The Combined Technical Association Nagaland (CTAN) and the Nagaland NET/Ph.D Qualified Forum (NNQF) have submitted a petition to the Chief Minister’s Office, urging a fair, transparent, and inclusive process for the recruitment of Assistant Professors and Librarians under the Higher Education Department.

The move comes amid ongoing controversy over the regularisation of Assistant Professors and Librarians, a matter that has drawn widespread criticism over the legal, ethical, and rational basis of the government’s recruitment policy. According to the petition, delays and irregularities in the process risk eroding public trust and have, at large, tarnished the image of the Government of Nagaland.

Highlighting the government’s commitment to youth empowerment and its constitutional responsibility to ensure fairness in public recruitment, the petition outlined several key demands.

The organisations called for the 129 Assistant Professor and Librarian posts created during 2022–2023 to be promptly requisitioned to the Nagaland Public Service Commission (NPSC). The petition warned that any delay could cause anxiety among qualified youth and result in stagnation of academic appointments across state colleges.

CTAN and NNQF urged reconsideration of the current marks weightage system, which heavily emphasises academic records without accounting for variations across universities, educational boards, or time periods. They proposed a new structure allocating 20% for academic records with emphasis on research and publications, 10% for viva-voce, and 70% for the written component.

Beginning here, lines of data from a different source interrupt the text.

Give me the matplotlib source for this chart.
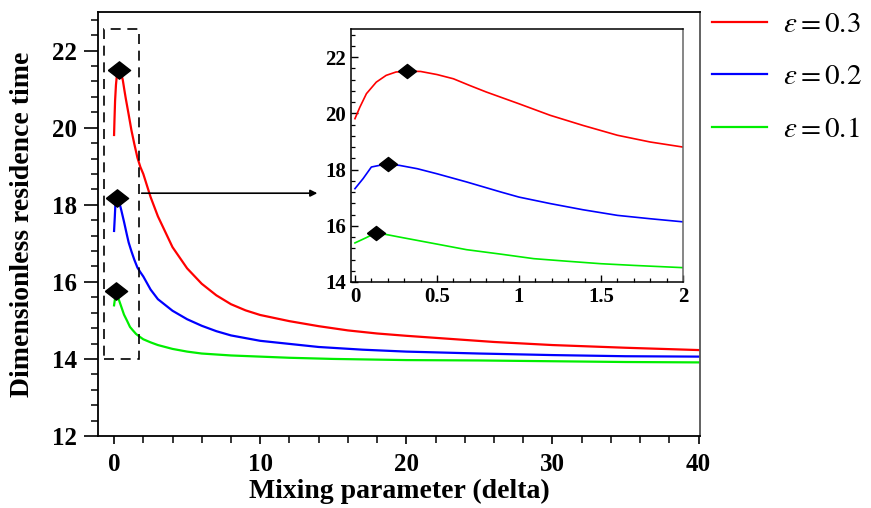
import numpy as np
import matplotlib
matplotlib.use('Agg')
import matplotlib.pyplot as plt
from matplotlib.patches import Rectangle
from matplotlib.ticker import MultipleLocator

plt.rcParams['font.family'] = 'Liberation Serif'
plt.rcParams['mathtext.fontset'] = 'stix'

# residence time vs mixing parameter
delta_03 = [0, 0.03, 0.07, 0.13, 0.19, 0.25, 0.32, 0.40, 0.50, 0.60, 0.70, 0.80, 1.0, 1.19, 1.39,
            1.60, 1.80, 2.0, 2.5, 3, 4, 5, 6, 7, 8, 9, 10, 12, 14, 16, 18, 20, 23, 26, 30, 35, 40]
tau_03 = [19.81, 20.22, 20.70, 21.11, 21.35, 21.47, 21.50, 21.49, 21.38, 21.23, 20.99, 20.76, 20.34,
          19.93, 19.57, 19.22, 18.98, 18.80, 18.20, 17.70, 16.90, 16.35, 15.95, 15.65, 15.42, 15.26,
          15.14, 14.98, 14.85, 14.74, 14.66, 14.60, 14.52, 14.44, 14.36, 14.29, 14.23]

delta_02 = [0, 0.05, 0.10, 0.15, 0.20, 0.27, 0.38, 0.50, 0.68, 0.89, 1.0, 1.19, 1.39, 1.60, 1.80, 2.0,
            2.5, 3, 4, 5, 6, 7, 8, 10, 12, 14, 17, 20, 25, 30, 35, 40]
tau_02 = [17.32, 17.68, 18.09, 18.15, 18.18, 18.15, 18.03, 17.85, 17.56, 17.20, 17.02, 16.79, 16.57,
          16.37, 16.25, 16.14, 15.80, 15.55, 15.25, 15.03, 14.86, 14.72, 14.61, 14.47, 14.39, 14.31,
          14.24, 14.19, 14.14, 14.10, 14.07, 14.06]

delta_01 = [0, 0.07, 0.13, 0.19, 0.27, 0.48, 0.68, 0.89, 1.09, 1.29, 1.50, 1.70, 2.0,
            2.5, 3, 4, 5, 6, 8, 10, 12, 15, 20, 25, 30, 35, 40]
tau_01 = [15.39, 15.58, 15.76, 15.69, 15.60, 15.37, 15.15, 14.99, 14.83, 14.74, 14.65, 14.59, 14.51,
          14.43, 14.36, 14.26, 14.19, 14.14, 14.09, 14.06, 14.03, 14.00, 13.97, 13.96, 13.94, 13.92, 13.91]

# maxima
peak_delta = [0.32, 0.20, 0.13]
peak_tau = [21.50, 18.18, 15.76]

series = [(delta_03, tau_03, 'red', r'$\varepsilon = 0.3$'),
          (delta_02, tau_02, 'blue', r'$\varepsilon = 0.2$'),
          (delta_01, tau_01, '#00ee00', r'$\varepsilon = 0.1$')]

# diamond wider than tall
diamond = [(-1, 0), (0, 0.78), (1, 0), (0, -0.78), (-1, 0)]

fig = plt.figure(figsize=(8.71, 5.08), dpi=100)
ax = fig.add_axes([0.1125, 0.1417, 0.6912, 0.8346])

for d, t, c, lab in series:
    ax.plot(d, t, color=c, lw=1.6, label=lab)
ax.plot(peak_delta, peak_tau, ls='none', marker=diamond, ms=16, color='black', zorder=5)

ax.set_xlim(-1.1, 40.1)
ax.set_ylim(12, 23)
ax.xaxis.set_major_locator(MultipleLocator(10))
ax.xaxis.set_minor_locator(MultipleLocator(2))
ax.yaxis.set_major_locator(MultipleLocator(2))
ax.yaxis.set_minor_locator(MultipleLocator(0.4))
ax.tick_params(axis='both', which='major', direction='out', labelsize=18, width=1.2)
ax.tick_params(axis='y', which='major', length=10, pad=5)
ax.tick_params(axis='x', which='major', length=6, pad=6)
ax.tick_params(axis='both', which='minor', direction='out', length=5, width=1.1)
for s in ax.spines.values():
    s.set_linewidth(1.3)
ax.spines['right'].set_color('#555555')

ax.set_xlabel('Mixing parameter (delta)', fontsize=20, fontweight='bold', labelpad=2)
ax.set_ylabel('Dimensionless residence time', fontsize=20, fontweight='bold', labelpad=12)

# zoom box and arrow
ax.add_patch(Rectangle((-0.7, 14), 2.4, 8.57, fill=False, ls=(0, (6, 4)), lw=1.2, ec='black', zorder=4))
ax.annotate('', xy=(14.1, 18.3), xytext=(1.7, 18.3),
            arrowprops=dict(arrowstyle='-|>', color='black', lw=1.2, mutation_scale=10))

# inset
axi = fig.add_axes([0.403, 0.4449, 0.3812, 0.498])
for d, t, c, lab in series:
    axi.plot(d, t, color=c, lw=1.2)
axi.plot(peak_delta, peak_tau, ls='none', marker=diamond, ms=13, color='black', zorder=5)
axi.set_xlim(-0.024, 2.0)
axi.set_ylim(14, 23)
axi.xaxis.set_major_locator(MultipleLocator(0.5))
axi.xaxis.set_minor_locator(MultipleLocator(0.1))
axi.yaxis.set_major_locator(MultipleLocator(2))
axi.yaxis.set_minor_locator(MultipleLocator(0.4))
axi.set_xticks([0, 0.5, 1, 1.5, 2])
axi.set_xticklabels(['0', '0.5', '1', '1.5', '2'])
axi.tick_params(axis='both', which='major', direction='in', length=5, width=1.0, labelsize=15)
axi.tick_params(axis='both', which='minor', direction='in', length=3, width=0.9)
for s in axi.spines.values():
    s.set_linewidth(1.1)
axi.spines['right'].set_color('#666666')

for a in (ax, axi):
    for lbl in a.get_xticklabels() + a.get_yticklabels():
        lbl.set_fontweight('bold')

fig.legend(loc='upper left', bbox_to_anchor=(0.797, 1.012), frameon=False,
           prop={'size': 21},
           handlelength=1.9, handletextpad=0.55, labelspacing=0.9, borderaxespad=0.2)

fig.savefig('out.png', dpi=100)
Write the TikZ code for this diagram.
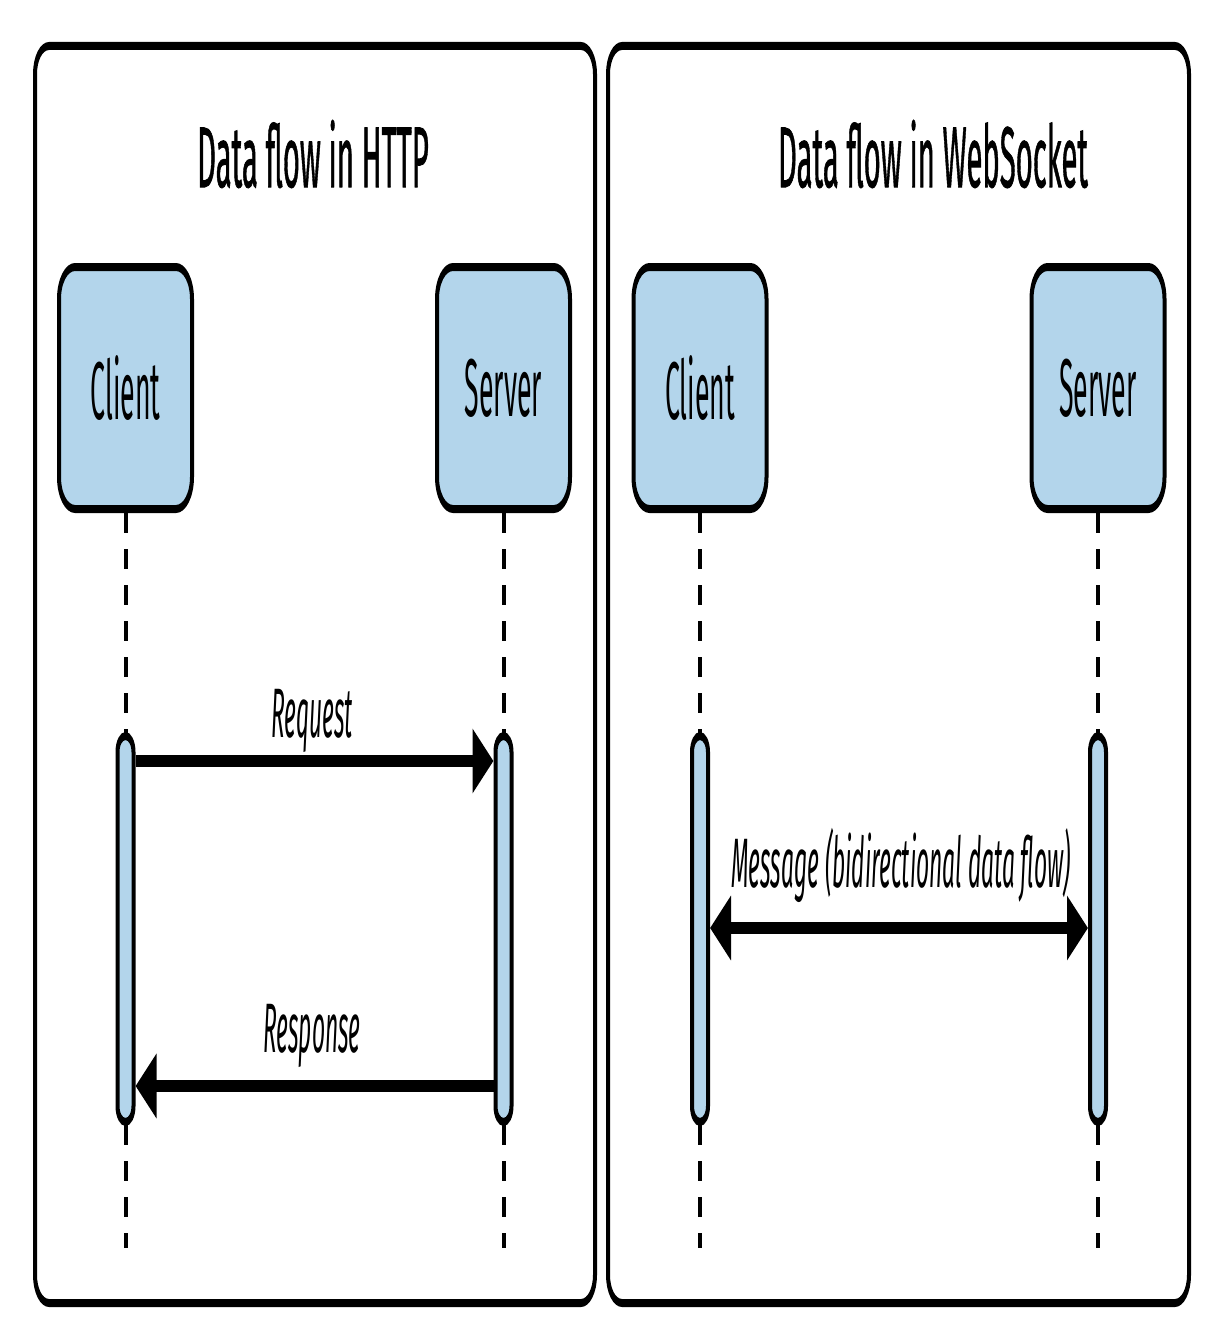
\documentclass[tikz,border=0pt]{standalone}
\usepackage{fontspec}
\setmainfont{Fira Sans}
\newfontfamily\titlefont[FakeBold=1.2]{Fira Sans}
\usetikzlibrary{arrows.meta,calc}
\definecolor{barblue}{RGB}{179,213,235}
\newcommand{\ttltxt}[1]{{\titlefont\fontsize{43}{50}\selectfont\scalebox{0.68}[1]{#1}}}
\newcommand{\boxtxt}[1]{{\fontsize{41}{48}\selectfont\scalebox{0.65}[1]{#1}}}
\newcommand{\lbltxt}[1]{{\fontsize{35}{42}\selectfont\itshape\scalebox{0.65}[1]{#1}}}
\begin{document}
\begin{tikzpicture}[x=1pt,y=-1pt]
\useasboundingbox (0,0) rectangle (1224,1338);
\begin{scope}[y=-0.5pt, transform canvas={yscale=2},
  panel/.style={draw=black, line width=4pt, rounded corners=14pt},
  actor/.style={draw=black, fill=barblue, line width=4pt, rounded corners=16pt,
    minimum width=133pt, minimum height=121pt, inner sep=0pt},
  bar/.style={draw=black, fill=barblue, line width=4pt, rounded corners=8pt,
    minimum width=16pt, minimum height=193pt, inner sep=0pt},
  life/.style={draw=black, line width=4pt, dash pattern=on 10pt off 8pt},
  msg/.style={draw=black, line width=6pt, -{Triangle[length=21pt,width=31pt]}},
  bimsg/.style={draw=black, line width=6pt, {Triangle[length=21pt,width=31pt]}-{Triangle[length=21pt,width=31pt]}},
  lbl/.style={anchor=base, inner sep=0pt}
  ]
  % panels
  \draw[panel] (35,46) rectangle (595,1303);
  \draw[panel] (608,46) rectangle (1189,1303);
  % titles
  \node[lbl] (t1) at (313,187) {\ttltxt{Data flow in HTTP}};
  \node[lbl] (t2) at (933,187) {\ttltxt{Data flow in WebSocket}};
  % actors
  \node[actor] (c1) at (125.5,388) {\boxtxt{Client}};
  \node[actor] (s1) at (503.5,388) {\boxtxt{Server}};
  \node[actor] (c2) at (700,388) {\boxtxt{Client}};
  \node[actor] (s2) at (1098,388) {\boxtxt{Server}};
  % lifeline ends
  \coordinate (lend) at (0,1248);
  \coordinate (e1) at (c1.south |- lend);
  \coordinate (e2) at (s1.south |- lend);
  \coordinate (e3) at (c2.south |- lend);
  \coordinate (e4) at (s2.south |- lend);
  \draw[life] (c1.south) -- (e1);
  \draw[life] (s1.south) -- (e2);
  \draw[life] (c2.south) -- (e3);
  \draw[life] (s2.south) -- (e4);
  % activation bars
  \node[bar] (cb1) at (125.5,929) {};
  \node[bar] (sb1) at (503.5,929) {};
  \node[bar] (cb2) at (700,929) {};
  \node[bar] (sb2) at (1098,929) {};
  % messages
  \coordinate (ry) at (0,761);
  \coordinate (sy) at (0,1086);
  \coordinate (my) at (0,928);
  \draw[msg] (cb1.east |- ry) -- (sb1.west |- ry);
  \draw[msg] (sb1.west |- sy) -- (cb1.east |- sy);
  \draw[bimsg] (cb2.east |- my) -- (sb2.west |- my);
  % labels
  \node[lbl] (lr) at (312,737) {\lbltxt{Request}};
  \node[lbl] (ls) at (312,1052) {\lbltxt{Response}};
  \node[lbl] (lm) at (901,887) {\lbltxt{Message (bidirectional data flow)}};
\end{scope}
\end{tikzpicture}
\end{document}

The petition demanded that marks obtained by candidates in academic records, written exams, and interviews be disclosed, citing the absence of a formal mechanism for transparency in the current system.

The petition was signed by 505 individuals, including research scholars, postgraduate students, social workers, doctors, assistant professors and professors, professionals, engineers, civil service aspirants, entrepreneurs, and undergraduate students. A copy of the petition has also been submitted to the Chief Secretary’s office.

Officials in the Higher Education Department have not yet responded to the petition.